Some questions to ask at information sessions:
Is there a parent or student portal with details of timetables, assessment tasks, excursions and so on? How do you access it?
Who is the year adviser for Year 7 and how do you contact them?
How do you contact individual teachers with any concerns?
Homework and study
In high school, students need to do both homework and study.
Does your child have a homework and study planner or diary? Are they using it? Check it weekly. If they aren't using it, find out why. Some will prefer scheduling homework and setting reminders on their iPad or phone, but you still need to check they are keeping up with their homework and study each week. Add all assessment task and exam dates to our term assessment planner (DOCX 53.57KB) – print a copy to keep it on the fridge as a reminder. A study timetable (DOCX 52.96KB) will help students plan some time each week to revise their work.

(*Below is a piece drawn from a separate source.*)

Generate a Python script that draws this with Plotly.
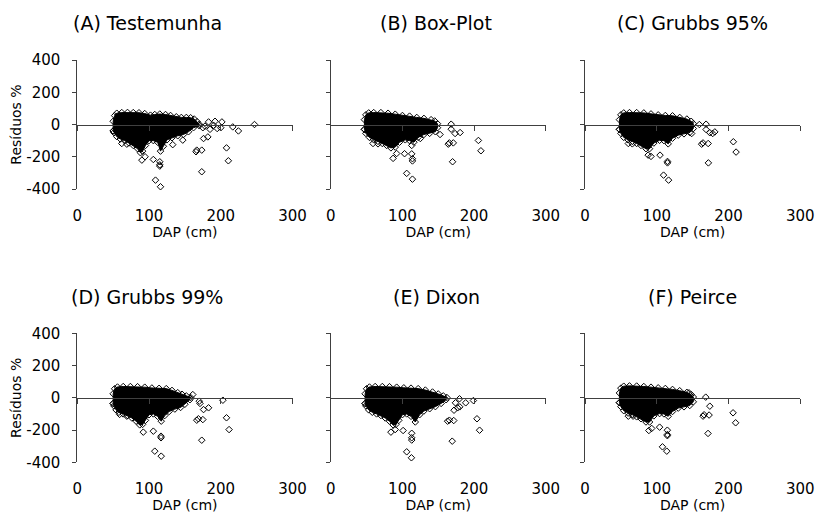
import plotly.graph_objects as go

# ---- data -------------------------------------------------------------
panel_titles = ["(A) Testemunha", "(B) Box-Plot", "(C) Grubbs 95%",
                "(D) Grubbs 99%", "(E) Dixon", "(F) Peirce"]

x_tick_vals = [0, 100, 200, 300]
x_tick_text = ["0", "100", "200", "300"]
y_tick_vals = [-400, -200, 0, 200, 400]
y_tick_text = ["-400", "-200", "0", "200", "400"]

# Outline of the dense residual cloud (DAP, residual %): top edge left->right,
# then bottom edge right->left.
a_hull_dap = [50, 50, 52, 55, 62, 70, 78, 86, 94, 102, 108, 115, 123, 130, 138, 145, 152, 158, 163, 167, 170,
              170, 162, 155, 148, 140, 132, 125, 120, 116, 112, 106, 100, 95, 91, 88, 84, 78, 72, 66, 60, 55, 51]
a_hull_res = [-40, 20, 55, 70, 74, 75, 74, 73, 68, 58, 62, 65, 62, 56, 48, 44, 44, 42, 34, 18, 2,
              -8, -20, -45, -62, -70, -82, -95, -135, -165, -110, -100, -100, -130, -165, -175, -150, -130, -115, -100, -90, -75, -50]

b_hull_dap = [47, 47, 49, 53, 60, 70, 80, 90, 100, 110, 120, 130, 140, 145, 149,
              149, 146, 138, 130, 122, 116, 110, 104, 96, 90, 84, 78, 72, 66, 60, 54, 49]
b_hull_res = [-30, 30, 60, 72, 74, 74, 70, 64, 56, 52, 44, 38, 30, 22, 5,
              -20, -45, -55, -62, -80, -110, -100, -95, -110, -140, -145, -130, -118, -105, -95, -80, -55]

c_hull_dap = [48, 48, 50, 54, 62, 72, 82, 92, 102, 112, 122, 132, 142, 148, 151,
              151, 146, 138, 130, 122, 116, 110, 104, 96, 90, 85, 78, 72, 66, 60, 54, 50]
c_hull_res = [-30, 30, 60, 72, 74, 74, 72, 66, 60, 56, 54, 44, 34, 20, 5,
              -25, -50, -58, -66, -85, -120, -100, -98, -115, -150, -150, -130, -118, -105, -95, -80, -55]

d_hull_dap = [50, 50, 52, 56, 64, 74, 84, 94, 104, 114, 124, 132, 140, 146, 152, 158,
              157, 150, 144, 136, 128, 122, 117, 112, 106, 100, 95, 91, 87, 82, 76, 70, 64, 58, 54, 51]
d_hull_res = [-35, 25, 56, 67, 70, 70, 69, 66, 61, 59, 57, 46, 32, 22, 12, 2,
              -12, -40, -60, -70, -85, -110, -145, -115, -100, -105, -140, -165, -168, -145, -125, -110, -100, -90, -75, -50]

e_hull_dap = [48, 48, 50, 54, 62, 72, 82, 92, 102, 112, 122, 132, 142, 150, 157, 162,
              161, 154, 146, 138, 130, 124, 118, 112, 106, 100, 95, 91, 87, 82, 76, 70, 64, 58, 53, 49]
e_hull_res = [-35, 25, 56, 67, 70, 70, 69, 66, 62, 60, 57, 48, 36, 24, 12, 2,
              -12, -35, -55, -68, -82, -105, -150, -115, -100, -105, -140, -165, -168, -145, -125, -110, -100, -90, -75, -50]

f_hull_dap = [48, 48, 50, 54, 62, 72, 82, 92, 102, 112, 122, 132, 142, 148, 151,
              151, 146, 138, 130, 122, 116, 110, 104, 96, 90, 85, 78, 72, 66, 60, 54, 50]
f_hull_res = [-30, 30, 60, 72, 74, 73, 70, 66, 62, 58, 52, 44, 34, 20, 5,
              -25, -48, -56, -64, -85, -115, -100, -98, -112, -150, -150, -130, -118, -105, -95, -80, -55]

# Isolated residuals outside the cloud (DAP, residual %)
a_pts_dap = [62, 69, 90, 94.5, 106, 115, 115, 115, 109, 116,
             183, 192, 201.6, 216.7, 224.6, 247, 176, 182, 166.5, 173.5, 165.5, 208, 210.6, 173.5,
             147, 133, 175, 185, 178, 195, 200, 190]
a_pts_res = [-118, -122, -221, -200, -217, -231, -250, -258, -345, -386,
             16, 20, 16, -15, -40, 0, -87, -77, -159, -159, -169, -145, -225, -293,
             -97, -125, -20, -30, -10, -25, -20, -5]

b_pts_dap = [59, 66, 87, 92, 103, 113, 113, 114, 114, 106, 114,
             152.5, 168, 168, 173.5, 180.5, 164, 165.5, 171, 170, 206, 209.5, 125]
b_pts_res = [-118, -120, -210, -180, -181, -130, -182, -212, -226, -303, -339,
             -62, 2, -29, -56, -50, -122, -114, -114, -231, -99, -163, -87]

c_pts_dap = [60.4, 66, 88, 92, 104.6, 115, 115, 109.5, 116.5,
             159.4, 168.8, 168.8, 174, 178, 181, 162.6, 164.5, 171.7, 172, 206.8, 210.6, 148.7]
c_pts_res = [-118, -120, -190, -198, -190, -229, -238, -314, -345,
             0, 2, -31, -51, -56, -46, -122, -114, -118, -238, -107, -171, -56]

d_pts_dap = [59, 69, 92, 106, 116.7, 116.7, 108, 117,
             161, 170, 171, 176, 183, 203, 166.5, 168.8, 175, 173.5, 208, 211.6]
d_pts_res = [-103, -114, -213, -207, -238, -248, -331, -362,
             20, -21, -35, -73, -62, -15, -139, -130, -135, -263, -124, -197]

e_pts_dap = [174, 179.6, 177, 180, 172, 188.3, 199, 163, 165.5, 171.6, 169.5, 204, 207.6,
             84, 90, 101, 113, 113, 113, 106, 112.6]
e_pts_res = [-31, -6, -62, -56, -77, -31, -17, -145, -139, -141, -269, -130, -201,
             -213, -197, -203, -220, -248, -262, -335, -372]

f_pts_dap = [145, 168.3, 174, 164.6, 166, 173, 171.5, 206.4, 210,
             60.4, 67, 89, 93, 104, 114.8, 114.8, 114.8, 108, 114]
f_pts_res = [31, 4, -52, -114, -105, -107, -221, -93, -155,
             -114, -114, -203, -190, -182, -201, -228, -235, -304, -331]

hulls = [(a_hull_dap, a_hull_res), (b_hull_dap, b_hull_res), (c_hull_dap, c_hull_res),
         (d_hull_dap, d_hull_res), (e_hull_dap, e_hull_res), (f_hull_dap, f_hull_res)]
points = [(a_pts_dap, a_pts_res), (b_pts_dap, b_pts_res), (c_pts_dap, c_pts_res),
          (d_pts_dap, d_pts_res), (e_pts_dap, e_pts_res), (f_pts_dap, f_pts_res)]

# ---- layout geometry (pixels in an 818 x 513 canvas) ------------------
W, H = 818, 513
col_px = [(77.3, 292.5), (330.7, 545.8), (585.0, 800.2)]
row_px = [(60.0, 189.0), (333.3, 462.3)]      # top (400) / bottom (-400)
title_cx = [147, 436, 692]
title_cy = [23.3, 296.7]

FONT = "DejaVu Sans"
AXIS_COLOR = "#404040"

fig = go.Figure()
layout = dict(
    autosize=True,
    margin=dict(l=0, r=0, t=0, b=0, autoexpand=False),
    paper_bgcolor="white", plot_bgcolor="white",
    showlegend=False,
    font=dict(family=FONT, color="black", size=15),
    annotations=[],
)

marker = dict(symbol="diamond-open", size=5, color="black", line=dict(width=1, color="black"))

for i in range(6):
    r, c = divmod(i, 3)
    n = "" if i == 0 else str(i + 1)
    xa, ya = "x" + n, "y" + n
    hx, hy = hulls[i]
    px_, py_ = points[i]

    # dense cloud
    fig.add_trace(go.Scatter(
        x=hx + [hx[0]], y=hy + [hy[0]], xaxis=xa, yaxis=ya,
        mode="lines+markers", fill="toself", fillcolor="black",
        line=dict(color="black", width=1), marker=marker,
        hoverinfo="skip", cliponaxis=False))
    # isolated residuals
    fig.add_trace(go.Scatter(
        x=px_, y=py_, xaxis=xa, yaxis=ya, mode="markers",
        marker=marker, cliponaxis=False))

    x0, x1 = col_px[c]
    ytop, ybot = row_px[r]
    yzero = (ytop + ybot) / 2

    layout["xaxis" + n] = dict(
        domain=[x0 / W, x1 / W], range=[0, 300],
        tickmode="array", tickvals=x_tick_vals, ticktext=x_tick_text,
        showgrid=False, zeroline=False,
        showline=True, linecolor=AXIS_COLOR, linewidth=1,
        ticks="outside", ticklen=5, tickwidth=1, tickcolor=AXIS_COLOR,
        anchor="free", position=1 - yzero / H,
        ticklabelstandoff=72,
        tickfont=dict(size=15),
        title=dict(text="DAP (cm)", font=dict(size=14), standoff=1),
        fixedrange=True,
    )
    layout["yaxis" + n] = dict(
        domain=[1 - ybot / H, 1 - ytop / H], range=[-400, 400],
        tickmode="array", tickvals=y_tick_vals, ticktext=y_tick_text,
        showgrid=False, zeroline=False,
        showline=True, linecolor=AXIS_COLOR, linewidth=1,
        ticks="outside", ticklen=4, tickwidth=1, tickcolor=AXIS_COLOR,
        showticklabels=(c == 0), ticklabelstandoff=9,
        tickfont=dict(size=15),
        anchor=xa,
        title=dict(text="Resíduos %" if c == 0 else "", font=dict(size=14), standoff=1),
        fixedrange=True,
    )
    layout["annotations"].append(dict(
        text=panel_titles[i], xref="paper", yref="paper",
        x=title_cx[c] / W, y=1 - title_cy[r] / H,
        xanchor="center", yanchor="middle", showarrow=False,
        font=dict(size=19, family=FONT, color="black")))

fig.update_layout(**layout)
# pin the graph div to the top-left corner of the page at 818 x 513
fig.write_html("out.html",
               default_width=f"{W}px;position:fixed;top:0;left:0",
               default_height=f"{H}px")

Your child will do NAPLAN this year, assessing their literacy and numeracy skills.
Monitor your child's technology use. Are they on Facebook when trying to do their homework? Are they receiving or making texts or calls late at night? Sleep requirements start to change this year and sleep deprivation is a big problem for many students. Midnight texts from friends will only make this worse. Learn more about keeping your child safe online from the Office of the eSafety Commissioner – eSafety information.
Your child should be settling into high school by now. Attend any parent-teacher events offered. Meeting your child's teachers makes it easier to communicate with the school if there are issues.
Homework and study
If your child seems to be struggling with the difficulty of the work or getting organised to get it done, contact the year adviser.
Remind your child to write any due dates for assessments or exams on their term assessment planner as soon as possible. Use the study timetable to schedule enough time in the weeks and days before assessments, tests and exams. This is a vital habit for students to learn now. In Year 8, students sit VALID tests, assessing their knowledge and skills in science.
From Term 2 onwards, schools will ask Year 8 students to select electives for Year 9. Go to the information events and ask questions. Discuss elective choices with your child. Encourage them to choose subjects they enjoy and expect to do well in. Year 9 electives are about following interests, not setting up career paths. For some students, vocational education and training (VET) subjects may be an option in Years 9 and 10.
Year 8 is a time of shifting relationships for many. Your child may experiment with friendships, push boundaries and want to spend more time away from the family. Balance is important. Know who they're hanging out with in person and online. Know how much screen time your child is having – it can interfere with important sleep, exercise and study time.
If bullying becomes an issue, always contact the school. The NSW anti-bullying website also provides resources and information.